::: SOURCE EXCERPT :::
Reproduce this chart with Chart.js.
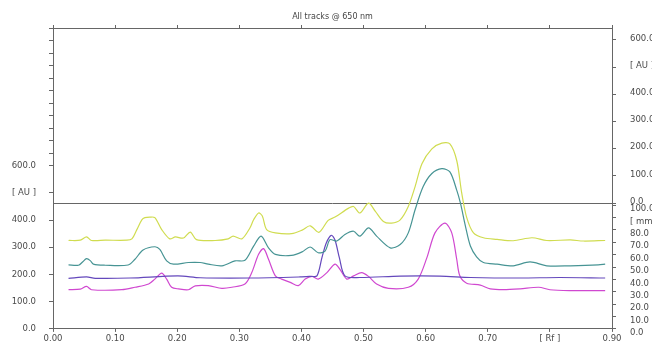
<!DOCTYPE html>
<html>
<head>
<meta charset="utf-8">
<script src="https://cdn.jsdelivr.net/npm/chart.js@4.4.1/dist/chart.umd.min.js"></script>
<style>
  html, body { margin: 0; padding: 0; background: #fff; overflow: hidden; }
</style>
</head>
<body>
<canvas id="chart" width="700" height="348"></canvas>
<script>
// Rf positions and signal (AU, left scale) for each track
const yellowRf = [0.025,0.044,0.054,0.062,0.084,0.119,0.127,0.135,0.143,0.148,0.156,0.164,0.175,0.188,0.197,0.210,0.221,0.231,0.261,0.282,0.290,0.304,0.317,0.323,0.331,0.337,0.344,0.358,0.384,0.401,0.414,0.428,0.443,0.454,0.476,0.484,0.494,0.508,0.519,0.532,0.545,0.559,0.572,0.583,0.594,0.610,0.626,0.639,0.650,0.658,0.666,0.677,0.693,0.715,0.741,0.771,0.795,0.833,0.854,0.889];
const yellowAu = [325,326,338,325,326,326,331,365,401,409,411,409,365,331,338,334,356,328,325,331,341,331,371,401,426,415,365,353,350,363,379,355,399,411,444,450,426,462,432,395,389,401,450,523,607,662,683,680,619,500,410,353,335,329,324,335,325,327,323,325];

const tealRf = [0.025,0.041,0.048,0.054,0.060,0.065,0.084,0.121,0.132,0.145,0.164,0.172,0.183,0.194,0.218,0.237,0.250,0.272,0.293,0.309,0.323,0.335,0.347,0.358,0.384,0.401,0.414,0.427,0.438,0.446,0.457,0.470,0.484,0.494,0.508,0.521,0.543,0.559,0.572,0.583,0.596,0.610,0.626,0.639,0.650,0.656,0.664,0.672,0.682,0.693,0.715,0.741,0.768,0.795,0.833,0.878,0.889];
const tealAu = [235,234,247,258,251,238,234,235,256,290,302,292,250,238,244,244,238,232,250,252,304,341,298,274,270,283,301,280,286,328,323,347,359,341,371,341,298,310,353,438,523,571,589,577,510,462,378,305,265,244,238,232,246,232,232,235,238];

const purpleRf = [0.025,0.054,0.068,0.124,0.201,0.237,0.317,0.398,0.414,0.425,0.433,0.440,0.448,0.454,0.461,0.470,0.494,0.559,0.623,0.672,0.752,0.816,0.889];
const purpleAu = [186,191,186,187,195,188,187,191,193,195,262,316,344,327,262,195,189,194,194,189,187,189,187];

const magentaRf = [0.025,0.044,0.054,0.062,0.111,0.132,0.154,0.164,0.175,0.183,0.191,0.202,0.218,0.229,0.250,0.272,0.288,0.309,0.320,0.331,0.339,0.347,0.358,0.368,0.382,0.395,0.406,0.417,0.427,0.441,0.454,0.462,0.473,0.484,0.497,0.508,0.521,0.540,0.572,0.588,0.602,0.615,0.631,0.642,0.650,0.655,0.666,0.688,0.704,0.725,0.752,0.782,0.800,0.833,0.889];
const magentaAu = [144,146,156,144,144,153,165,183,205,183,153,147,144,158,159,149,153,165,207,274,295,256,195,183,171,159,183,193,183,207,238,219,183,195,207,193,165,149,153,183,262,353,389,353,256,195,168,161,147,144,147,153,144,141,141];

// axis ticks
const rfTicks = [0, 0.1, 0.2, 0.3, 0.4, 0.5, 0.6, 0.7, 0.8, 0.9];
const leftAuTicks = [0, 100, 200, 300, 400, 500, 600];
const rightAuTicks = [0, 100, 200, 300, 400, 500, 600];
const mmTicks = [0, 10, 20, 30, 40, 50, 60, 70, 80, 90, 100];

const axisColor = '#666';
const textColor = '#4a4a4a';
const tickFont = { family: 'DejaVu Sans', size: 8.5 };

function points(rf, au) {
    return rf.map((r, i) => ({ x: r, y: au[i] }));
}

function track(rf, au, color) {
    return {
        data: points(rf, au),
        borderColor: color,
        borderWidth: 1.2,
        pointRadius: 0,
        tension: 0.3,
        fill: false,
        xAxisID: 'x',
        yAxisID: 'y'
    };
}

function setTicks(list) {
    return scale => { scale.ticks = list.map(v => ({ value: v })); };
}

const ctx = document.getElementById('chart').getContext('2d');

new Chart(ctx, {
    type: 'line',
    data: {
        datasets: [
            track(yellowRf, yellowAu, '#d0dc50'),
            track(tealRf, tealAu, '#479494'),
            track(purpleRf, purpleAu, '#6448bc'),
            track(magentaRf, magentaAu, '#d048d0')
        ]
    },
    options: {
        responsive: false,
        animation: false,
        events: [],
        layout: { padding: 0 },
        plugins: { legend: { display: false }, tooltip: { enabled: false } },
        scales: {
            x: {
                type: 'linear',
                position: 'bottom',
                min: 0,
                max: 0.9,
                afterBuildTicks: setTicks(rfTicks),
                afterFit: s => { s.height = 16; },
                border: { color: axisColor },
                grid: { drawOnChartArea: false, tickLength: 3, tickColor: axisColor },
                ticks: {
                    autoSkip: false,
                    maxRotation: 0,
                    padding: 2,
                    color: textColor,
                    font: tickFont,
                    callback: v => Math.abs(v - 0.8) < 1e-6 ? '[ Rf ]' : v.toFixed(2)
                }
            },
            xTop: {
                type: 'linear',
                position: 'top',
                min: 0,
                max: 0.9,
                afterBuildTicks: setTicks(rfTicks),
                afterFit: s => { s.height = 28; },
                border: { color: axisColor },
                grid: { drawOnChartArea: false, tickLength: 3, tickColor: axisColor },
                ticks: { display: false },
                title: {
                    display: true,
                    text: 'All tracks @ 650 nm',
                    color: '#444',
                    font: { family: 'DejaVu Sans', size: 8 },
                    padding: { top: 12, bottom: 0 }
                }
            },
            y: {
                type: 'linear',
                position: 'left',
                min: 0,
                max: 1106,
                afterBuildTicks: scale => {
                    // labelled AU ticks, then the unlabelled small ticks above 600
                    const list = leftAuTicks.map(v => ({ value: v }));
                    for (let v = 646; v <= 1106; v += 46) list.push({ value: v });
                    scale.ticks = list;
                },
                afterFit: s => { s.width = 53; },
                border: { color: axisColor },
                grid: { drawOnChartArea: false, tickLength: 4, tickColor: axisColor },
                ticks: {
                    autoSkip: false,
                    padding: 13,
                    color: textColor,
                    font: tickFont,
                    callback: v => v === 500 ? '[ AU ]' : (leftAuTicks.includes(v) ? v.toFixed(1) : '')
                }
            },
            yAu: {
                type: 'linear',
                position: 'right',
                stack: 'right',
                stackWeight: 177,
                weight: 1,
                min: 0,
                max: 643.6,
                afterBuildTicks: setTicks(rightAuTicks),
                afterFit: s => { s.width = 88; },
                border: { color: axisColor },
                grid: {
                    tickLength: 4,
                    tickColor: axisColor,
                    color: c => (c.tick && c.tick.value === 0) ? axisColor : 'rgba(0,0,0,0)'
                },
                ticks: {
                    autoSkip: false,
                    padding: 14,
                    labelOffset: -1.5,
                    color: textColor,
                    font: tickFont,
                    callback: v => v === 500 ? '[ AU ]' : v.toFixed(1)
                }
            },
            yMm: {
                type: 'linear',
                position: 'right',
                stack: 'right',
                stackWeight: 127,
                weight: 2,
                min: 0,
                max: 101.6,
                afterBuildTicks: setTicks(mmTicks),
                afterFit: s => { s.width = 88; },
                border: { color: axisColor },
                grid: { drawOnChartArea: false, tickLength: 4, tickColor: axisColor },
                ticks: {
                    autoSkip: false,
                    padding: 14,
                    labelOffset: 4,
                    color: textColor,
                    font: tickFont,
                    callback: v => v === 90 ? '[ mm ]' : v.toFixed(1)
                }
            }
        }
    }
});
</script>
</body>
</html>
:::
Restate the whole listing above exactly, please, omitting every image.

[RESULT BELOW]
Reproduce this chart with Chart.js.
<!DOCTYPE html>
<html>
<head>
<meta charset="utf-8">
<script src="https://cdn.jsdelivr.net/npm/chart.js@4.4.1/dist/chart.umd.min.js"></script>
<style>
  html, body { margin: 0; padding: 0; background: #fff; overflow: hidden; }
</style>
</head>
<body>
<canvas id="chart" width="700" height="348"></canvas>
<script>
// Rf positions and signal (AU, left scale) for each track
const yellowRf = [0.025,0.044,0.054,0.062,0.084,0.119,0.127,0.135,0.143,0.148,0.156,0.164,0.175,0.188,0.197,0.210,0.221,0.231,0.261,0.282,0.290,0.304,0.317,0.323,0.331,0.337,0.344,0.358,0.384,0.401,0.414,0.428,0.443,0.454,0.476,0.484,0.494,0.508,0.519,0.532,0.545,0.559,0.572,0.583,0.594,0.610,0.626,0.639,0.650,0.658,0.666,0.677,0.693,0.715,0.741,0.771,0.795,0.833,0.854,0.889];
const yellowAu = [325,326,338,325,326,326,331,365,401,409,411,409,365,331,338,334,356,328,325,331,341,331,371,401,426,415,365,353,350,363,379,355,399,411,444,450,426,462,432,395,389,401,450,523,607,662,683,680,619,500,410,353,335,329,324,335,325,327,323,325];

const tealRf = [0.025,0.041,0.048,0.054,0.060,0.065,0.084,0.121,0.132,0.145,0.164,0.172,0.183,0.194,0.218,0.237,0.250,0.272,0.293,0.309,0.323,0.335,0.347,0.358,0.384,0.401,0.414,0.427,0.438,0.446,0.457,0.470,0.484,0.494,0.508,0.521,0.543,0.559,0.572,0.583,0.596,0.610,0.626,0.639,0.650,0.656,0.664,0.672,0.682,0.693,0.715,0.741,0.768,0.795,0.833,0.878,0.889];
const tealAu = [235,234,247,258,251,238,234,235,256,290,302,292,250,238,244,244,238,232,250,252,304,341,298,274,270,283,301,280,286,328,323,347,359,341,371,341,298,310,353,438,523,571,589,577,510,462,378,305,265,244,238,232,246,232,232,235,238];

const purpleRf = [0.025,0.054,0.068,0.124,0.201,0.237,0.317,0.398,0.414,0.425,0.433,0.440,0.448,0.454,0.461,0.470,0.494,0.559,0.623,0.672,0.752,0.816,0.889];
const purpleAu = [186,191,186,187,195,188,187,191,193,195,262,316,344,327,262,195,189,194,194,189,187,189,187];

const magentaRf = [0.025,0.044,0.054,0.062,0.111,0.132,0.154,0.164,0.175,0.183,0.191,0.202,0.218,0.229,0.250,0.272,0.288,0.309,0.320,0.331,0.339,0.347,0.358,0.368,0.382,0.395,0.406,0.417,0.427,0.441,0.454,0.462,0.473,0.484,0.497,0.508,0.521,0.540,0.572,0.588,0.602,0.615,0.631,0.642,0.650,0.655,0.666,0.688,0.704,0.725,0.752,0.782,0.800,0.833,0.889];
const magentaAu = [144,146,156,144,144,153,165,183,205,183,153,147,144,158,159,149,153,165,207,274,295,256,195,183,171,159,183,193,183,207,238,219,183,195,207,193,165,149,153,183,262,353,389,353,256,195,168,161,147,144,147,153,144,141,141];

// axis ticks
const rfTicks = [0, 0.1, 0.2, 0.3, 0.4, 0.5, 0.6, 0.7, 0.8, 0.9];
const leftAuTicks = [0, 100, 200, 300, 400, 500, 600];
const rightAuTicks = [0, 100, 200, 300, 400, 500, 600];
const mmTicks = [0, 10, 20, 30, 40, 50, 60, 70, 80, 90, 100];

const axisColor = '#666';
const textColor = '#4a4a4a';
const tickFont = { family: 'DejaVu Sans', size: 8.5 };

function points(rf, au) {
    return rf.map((r, i) => ({ x: r, y: au[i] }));
}

function track(rf, au, color) {
    return {
        data: points(rf, au),
        borderColor: color,
        borderWidth: 1.2,
        pointRadius: 0,
        tension: 0.3,
        fill: false,
        xAxisID: 'x',
        yAxisID: 'y'
    };
}

function setTicks(list) {
    return scale => { scale.ticks = list.map(v => ({ value: v })); };
}

const ctx = document.getElementById('chart').getContext('2d');

new Chart(ctx, {
    type: 'line',
    data: {
        datasets: [
            track(yellowRf, yellowAu, '#d0dc50'),
            track(tealRf, tealAu, '#479494'),
            track(purpleRf, purpleAu, '#6448bc'),
            track(magentaRf, magentaAu, '#d048d0')
        ]
    },
    options: {
        responsive: false,
        animation: false,
        events: [],
        layout: { padding: 0 },
        plugins: { legend: { display: false }, tooltip: { enabled: false } },
        scales: {
            x: {
                type: 'linear',
                position: 'bottom',
                min: 0,
                max: 0.9,
                afterBuildTicks: setTicks(rfTicks),
                afterFit: s => { s.height = 16; },
                border: { color: axisColor },
                grid: { drawOnChartArea: false, tickLength: 3, tickColor: axisColor },
                ticks: {
                    autoSkip: false,
                    maxRotation: 0,
                    padding: 2,
                    color: textColor,
                    font: tickFont,
                    callback: v => Math.abs(v - 0.8) < 1e-6 ? '[ Rf ]' : v.toFixed(2)
                }
            },
            xTop: {
                type: 'linear',
                position: 'top',
                min: 0,
                max: 0.9,
                afterBuildTicks: setTicks(rfTicks),
                afterFit: s => { s.height = 28; },
                border: { color: axisColor },
                grid: { drawOnChartArea: false, tickLength: 3, tickColor: axisColor },
                ticks: { display: false },
                title: {
                    display: true,
                    text: 'All tracks @ 650 nm',
                    color: '#444',
                    font: { family: 'DejaVu Sans', size: 8 },
                    padding: { top: 12, bottom: 0 }
                }
            },
            y: {
                type: 'linear',
                position: 'left',
                min: 0,
                max: 1106,
                afterBuildTicks: scale => {
                    // labelled AU ticks, then the unlabelled small ticks above 600
                    const list = leftAuTicks.map(v => ({ value: v }));
                    for (let v = 646; v <= 1106; v += 46) list.push({ value: v });
                    scale.ticks = list;
                },
                afterFit: s => { s.width = 53; },
                border: { color: axisColor },
                grid: { drawOnChartArea: false, tickLength: 4, tickColor: axisColor },
                ticks: {
                    autoSkip: false,
                    padding: 13,
                    color: textColor,
                    font: tickFont,
                    callback: v => v === 500 ? '[ AU ]' : (leftAuTicks.includes(v) ? v.toFixed(1) : '')
                }
            },
            yAu: {
                type: 'linear',
                position: 'right',
                stack: 'right',
                stackWeight: 177,
                weight: 1,
                min: 0,
                max: 643.6,
                afterBuildTicks: setTicks(rightAuTicks),
                afterFit: s => { s.width = 88; },
                border: { color: axisColor },
                grid: {
                    tickLength: 4,
                    tickColor: axisColor,
                    color: c => (c.tick && c.tick.value === 0) ? axisColor : 'rgba(0,0,0,0)'
                },
                ticks: {
                    autoSkip: false,
                    padding: 14,
                    labelOffset: -1.5,
                    color: textColor,
                    font: tickFont,
                    callback: v => v === 500 ? '[ AU ]' : v.toFixed(1)
                }
            },
            yMm: {
                type: 'linear',
                position: 'right',
                stack: 'right',
                stackWeight: 127,
                weight: 2,
                min: 0,
                max: 101.6,
                afterBuildTicks: setTicks(mmTicks),
                afterFit: s => { s.width = 88; },
                border: { color: axisColor },
                grid: { drawOnChartArea: false, tickLength: 4, tickColor: axisColor },
                ticks: {
                    autoSkip: false,
                    padding: 14,
                    labelOffset: 4,
                    color: textColor,
                    font: tickFont,
                    callback: v => v === 90 ? '[ mm ]' : v.toFixed(1)
                }
            }
        }
    }
});
</script>
</body>
</html>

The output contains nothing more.